Questa delicatezza fatta Ep, spezza una lancia a favore di quelle sonorità catchy che divorano – con fame lenta – pop sintetico, fumi trip hop e una accattivante vena sognante, da dopo temporale, cinque tracce dalle varie mutazioni, quel senso clubbing che da benessere all’anima e all’orecchio.
Sono i veneti Klune con il loro lavoro, un intrigante e intelligente universo che vive appieno di suo atmosfere e allunaggi di ottima fattura, uno scapeyng sonoro levigato, poco spigoloso che sebbene alle prime armi è già marchio di fabbrica, un logos che arricchisce oltremodo le falangi di orecchi anelanti voli pindarici e traiettorie verticali.

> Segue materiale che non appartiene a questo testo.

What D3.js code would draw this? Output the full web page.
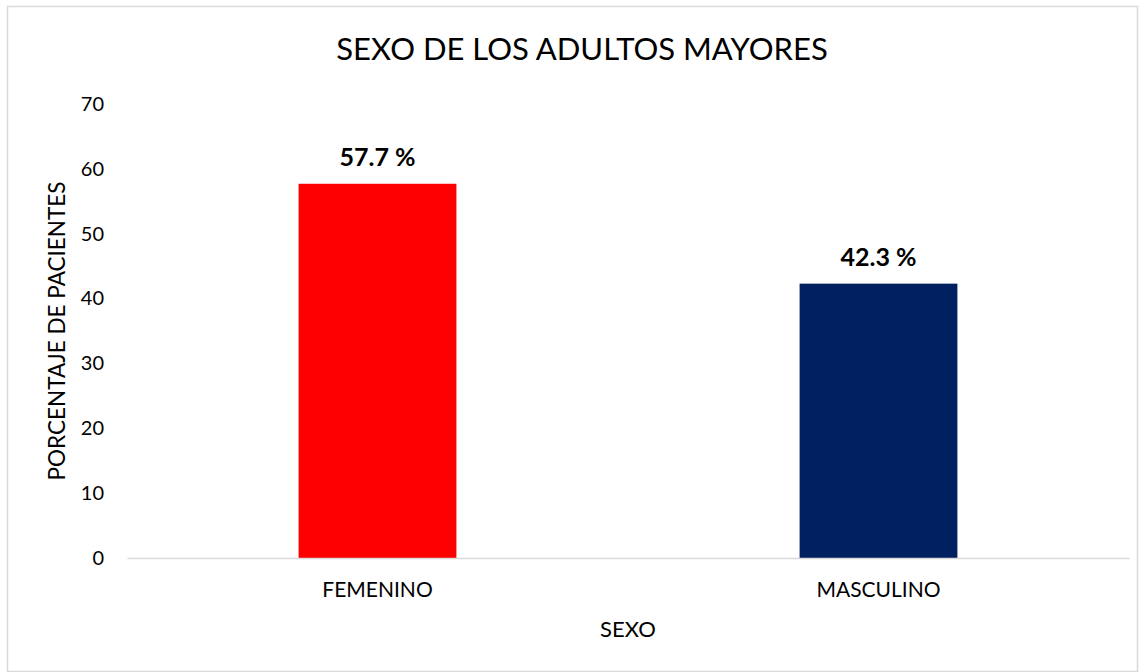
<!DOCTYPE html>
<html>
<head>
<meta charset="utf-8">
<script src="https://cdn.jsdelivr.net/npm/d3@7"></script>
<style>
  body { margin: 0; background: #fff; }
  svg { font-family: Lato, "Open Sans", sans-serif; }
</style>
</head>
<body>
<svg id="chart" width="1145" height="672"></svg>
<script>
const categories = ["FEMENINO", "MASCULINO"];
const values = [57.7, 42.3];
const labels = ["57.7 %", "42.3 %"];
const barColors = ["#ff0000", "#002060"];
const yTicks = [0, 10, 20, 30, 40, 50, 60, 70];

const svg = d3.select("#chart");
const margin = { top: 104, right: 16, bottom: 114, left: 127 };
const width = 1145 - margin.left - margin.right;
const height = 672 - margin.top - margin.bottom;

// marco exterior
svg.append("rect")
    .attr("x", 7.5).attr("y", 6.5)
    .attr("width", 1145 - 15).attr("height", 672 - 7)
    .attr("fill", "#fff")
    .attr("stroke", "#d9d9d9")
    .attr("stroke-width", 1.5);

const g = svg.append("g")
    .attr("transform", "translate(" + margin.left + "," + margin.top + ")");

const x = d3.scaleBand()
    .domain(categories)
    .range([0, width])
    .paddingInner(0.685)
    .paddingOuter(0.3425);

const y = d3.scaleLinear()
    .domain([0, 70])
    .range([height, 0]);

// eje y (solo etiquetas)
const yAxis = g.append("g")
    .call(d3.axisLeft(y).tickValues(yTicks).tickSize(0).tickPadding(23));
yAxis.select(".domain").remove();
yAxis.selectAll("text")
    .attr("font-size", 20)
    .attr("font-family", "Lato, sans-serif")
    .attr("fill", "#000");

// barras
g.selectAll(".bar")
    .data(values)
    .enter().append("rect")
    .attr("class", "bar")
    .attr("x", (d, i) => x(categories[i]))
    .attr("y", d => y(d))
    .attr("width", x.bandwidth())
    .attr("height", d => height - y(d))
    .attr("fill", (d, i) => barColors[i]);

// eje x
const xAxis = g.append("g")
    .attr("transform", "translate(0," + height + ")")
    .call(d3.axisBottom(x).tickSize(0));
xAxis.select(".domain")
    .attr("stroke", "#d9d9d9")
    .attr("stroke-width", 1.5);
xAxis.selectAll("text")
    .attr("y", 39)
    .attr("dy", 0)
    .attr("font-size", 21)
    .attr("font-family", "Lato, sans-serif")
    .attr("fill", "#000");

// etiquetas de datos
g.selectAll(".lbl")
    .data(values)
    .enter().append("text")
    .attr("class", "lbl")
    .attr("x", (d, i) => x(categories[i]) + x.bandwidth() / 2)
    .attr("y", d => y(d) - 18)
    .attr("text-anchor", "middle")
    .attr("font-size", 25)
    .attr("font-weight", "bold")
    .text((d, i) => labels[i]);

// titulo
svg.append("text")
    .attr("x", 582)
    .attr("y", 60)
    .attr("text-anchor", "middle")
    .attr("font-size", 31)
    .text("SEXO DE LOS ADULTOS MAYORES");

// titulos de ejes
svg.append("text")
    .attr("x", margin.left + width / 2)
    .attr("y", 637)
    .attr("text-anchor", "middle")
    .attr("font-size", 22)
    .text("SEXO");

svg.append("text")
    .attr("transform", "translate(65," + (margin.top + height / 2) + ") rotate(-90)")
    .attr("text-anchor", "middle")
    .attr("font-size", 22.5)
    .text("PORCENTAJE DE PACIENTES");
</script>
</body>
</html>
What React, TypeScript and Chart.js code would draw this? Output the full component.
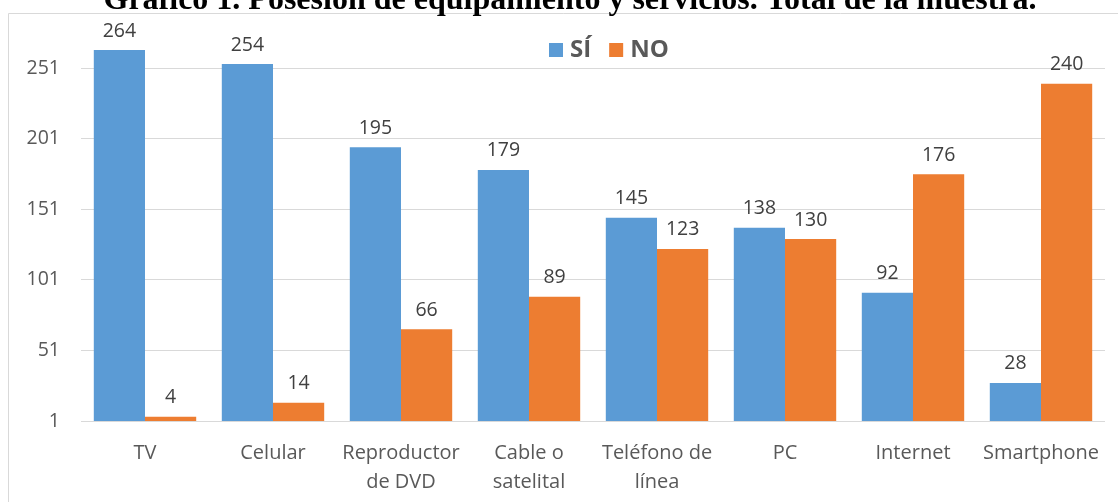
import React, { useEffect, useRef } from "react";
import { Chart, registerables } from "chart.js";

Chart.register(...registerables);

const categories: (string | string[])[] = [
  "TV",
  "Celular",
  ["Reproductor", "de DVD"],
  ["Cable o", "satelital"],
  ["Teléfono de", "línea"],
  "PC",
  "Internet",
  "Smartphone",
];
const siValues = [264, 254, 195, 179, 145, 138, 92, 28];
const noValues = [4, 14, 66, 89, 123, 130, 176, 240];
const yTicks = [1, 51, 101, 151, 201, 251];
const titleText = "Gráfico 1. Posesión de equipamiento y servicios. Total de la muestra.";

const BLUE = "#5b9bd5";
const ORANGE = "#ed7d31";
const SANS = "'Open Sans', sans-serif";

const decorPlugin = {
  id: "decor",
  beforeDraw(chart: any) {
    const ctx = chart.ctx;
    ctx.save();
    ctx.fillStyle = "#ffffff";
    ctx.fillRect(0, 0, chart.width, chart.height);
    ctx.strokeStyle = "#d9d9d9";
    ctx.lineWidth = 1;
    ctx.beginPath();
    ctx.moveTo(8.5, chart.height);
    ctx.lineTo(8.5, 13.5);
    ctx.lineTo(chart.width, 13.5);
    ctx.stroke();
    ctx.fillStyle = "#000000";
    ctx.font = "bold 32px 'Liberation Serif', 'Times New Roman', serif";
    ctx.textAlign = "center";
    ctx.textBaseline = "alphabetic";
    ctx.fillText(titleText, 570, 9);
    ctx.restore();
  },
  afterDatasetsDraw(chart: any) {
    const ctx = chart.ctx;
    ctx.save();
    ctx.font = `19.5px ${SANS}`;
    ctx.fillStyle = "#404040";
    ctx.textAlign = "center";
    ctx.textBaseline = "middle";
    chart.data.datasets.forEach((ds: any, di: number) => {
      const meta = chart.getDatasetMeta(di);
      meta.data.forEach((bar: any, i: number) => {
        ctx.fillText(String(ds.data[i]), bar.x, bar.y - 19);
      });
    });
    // legend
    const items = chart.data.datasets.map((ds: any) => ({ label: ds.label, color: ds.backgroundColor }));
    ctx.font = `bold 24px ${SANS}`;
    ctx.textAlign = "left";
    let x = 549;
    const cy = 50;
    items.forEach((it: any) => {
      ctx.fillStyle = it.color;
      ctx.fillRect(x, cy - 7, 14, 14);
      ctx.fillStyle = "#595959";
      ctx.fillText(it.label, x + 21, cy);
      x += 21 + ctx.measureText(it.label).width + 18;
    });
    ctx.restore();
  },
};

export default function App() {
  const ref = useRef<HTMLCanvasElement>(null);
  useEffect(() => {
    if (!ref.current) return;
    const chart = new Chart(ref.current, {
      type: "bar",
      data: {
        labels: categories,
        datasets: [
          { label: "SÍ", data: siValues, backgroundColor: BLUE, borderWidth: 0 },
          { label: "NO", data: noValues, backgroundColor: ORANGE, borderWidth: 0 },
        ],
      },
      options: {
        animation: false,
        responsive: false,
        devicePixelRatio: 1,
        layout: { padding: { left: 8, right: 13, top: 26, bottom: 0 } },
        plugins: { legend: { display: false }, title: { display: false }, tooltip: { enabled: false } },
        datasets: { bar: { categoryPercentage: 0.8, barPercentage: 1.0 } },
        scales: {
          x: {
            grid: { display: false },
            border: { display: false },
            ticks: {
              color: "#595959",
              font: { family: SANS, size: 20, lineHeight: 1.45 },
              padding: 10,
              maxRotation: 0,
              autoSkip: false,
            },
            afterFit(scale: any) {
              scale.height = 81;
              scale.paddingLeft = 0;
              scale.paddingRight = 0;
            },
          },
          y: {
            min: 1,
            max: 281,
            afterBuildTicks(scale: any) {
              scale.ticks = yTicks.map((v) => ({ value: v }));
            },
            grid: { color: "#d9d9d9", lineWidth: 1, drawTicks: false },
            border: { display: false },
            ticks: {
              color: "#595959",
              font: { family: SANS, size: 19.5 },
              padding: 21,
            },
            afterFit(scale: any) {
              scale.width = 73;
              scale.paddingTop = 0;
              scale.paddingBottom = 0;
            },
          },
        },
      },
      plugins: [decorPlugin],
    });
    return () => chart.destroy();
  }, []);
  return (
    <div style={{ position: "absolute", left: 0, top: 0, width: 1118, height: 502 }}>
      <canvas ref={ref} width={1118} height={502} style={{ display: "block" }} />
    </div>
  );
}
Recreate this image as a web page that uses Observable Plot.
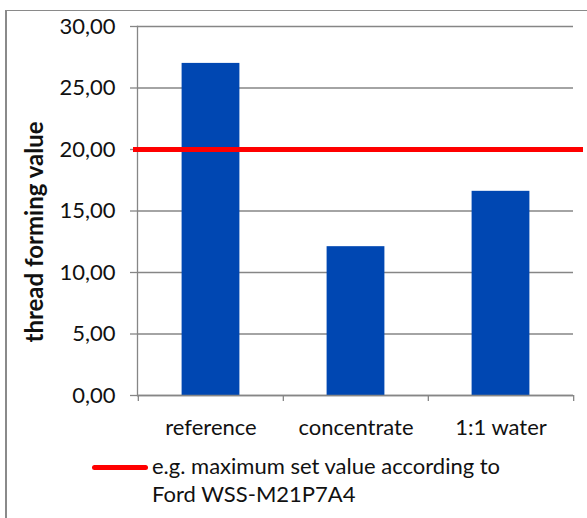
<!DOCTYPE html>
<html>
<head>
<meta charset="utf-8">
<script src="https://cdn.jsdelivr.net/npm/d3@7"></script>
<script src="https://cdn.jsdelivr.net/npm/@observablehq/plot@0.6"></script>
<style>
  html, body { margin: 0; padding: 0; background: #fff; }
  #wrap { position: relative; width: 587px; height: 518px; overflow: hidden; font-family: Lato, "Open Sans", sans-serif; }
  #border { position: absolute; left: 5px; top: 10px; width: 600px; height: 600px; border-left: 2px solid #8a8a8a; border-top: 1.5px solid #8a8a8a; }
  #chart { position: absolute; left: 0; top: 0; }
  #legend { position: absolute; left: 0; top: 445px; width: 587px; }
  #legend .swatch { position: absolute; left: 92px; top: 19.5px; width: 56px; height: 5px; border-radius: 3px; background: #ff0000; }
  #legend .txt { position: absolute; left: 152px; top: 7px; font-size: 22px; line-height: 28px; color: #111; white-space: nowrap; }
</style>
</head>
<body>
<div id="wrap">
  <div id="border"></div>
  <div id="chart"></div>
  <div id="legend"><div class="swatch"></div><div class="txt"></div></div>
</div>
<script>
const categories = ["reference", "concentrate", "1:1 water"];
const values = [27.0, 12.1, 16.6];
const limitValue = 20;
const limitLabel = ["e.g. maximum set value according to", "Ford WSS-M21P7A4"];
const yTicks = [0, 5, 10, 15, 20, 25, 30];
const yTitle = "thread forming value";

const data = categories.map((c, i) => ({category: c, value: values[i]}));
const W = 587, H = 445, mL = 137, mR = 14, mT = 26, mB = 50;
const bw = (W - mL - mR) / categories.length;
const fmt = d => d3.format(".2f")(d).replace(".", ",");
const grey = "#868686";

const chart = Plot.plot({
  width: W, height: H,
  marginLeft: mL, marginRight: mR, marginTop: mT, marginBottom: mB,
  style: {fontFamily: "Lato, 'Open Sans', sans-serif", fontSize: "22px", color: "#111", background: "transparent", overflow: "visible"},
  x: {domain: categories, padding: 0},
  y: {domain: [0, 30]},
  marks: [
    Plot.gridY(yTicks, {stroke: grey, strokeOpacity: 1, strokeWidth: 1.3}),
    Plot.axisY(yTicks, {tickFormat: fmt, tickSize: 7, tickPadding: 15, stroke: grey, strokeWidth: 1.3, fontSize: 22, label: null}),
    Plot.axisX({tickSize: 0, tickPadding: 24, fontSize: 22, label: null}),
    Plot.barY(data, {x: "category", y: "value", fill: "#0047b2", insetLeft: bw * 0.3, insetRight: bw * 0.3}),
    Plot.ruleY([0], {stroke: grey, strokeWidth: 1.3}),
    Plot.frame({anchor: "left", stroke: grey, strokeWidth: 1.3}),
    Plot.ruleX(categories, {x: d => d, y1: 0, y2: 0, insetBottom: -6, dx: -bw / 2, stroke: grey, strokeWidth: 1.3}),
    Plot.ruleX([categories[categories.length - 1]], {x: d => d, y1: 0, y2: 0, insetBottom: -6, dx: bw / 2, stroke: grey, strokeWidth: 1.3}),
    Plot.ruleY([limitValue], {stroke: "#ff0000", strokeWidth: 5, insetLeft: -4, insetRight: -10}),
    Plot.text([yTitle], {frameAnchor: "left", textAnchor: "middle", rotate: -90, dx: -102, dy: 21, fontWeight: "bold", fontSize: 24, fill: "#111"})
  ]
});
document.getElementById("chart").appendChild(chart);
document.querySelector("#legend .txt").innerHTML = limitLabel.join("<br>");
</script>
</body>
</html>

Con un afflato alla James Blake o il refolo dalle terre rosse di Chet Faker, il trio dei Klune coinvolge nel suo nebbioso standing, l’aria tersa di Hope, il pulse Bristoliano che scorre in Woman, il riflesso intimo di Rainbow, la citazione jazzly hip hop di Cinnamon (in cui fa guest il rapper canadese Emay) o la personalità no border di Saturdays, sono una scoperta che frutta all’underground di gamma, una visione e un lontano dubstep che è specchio e lucentezza per contesti d’alta architettura sonica. Promossi!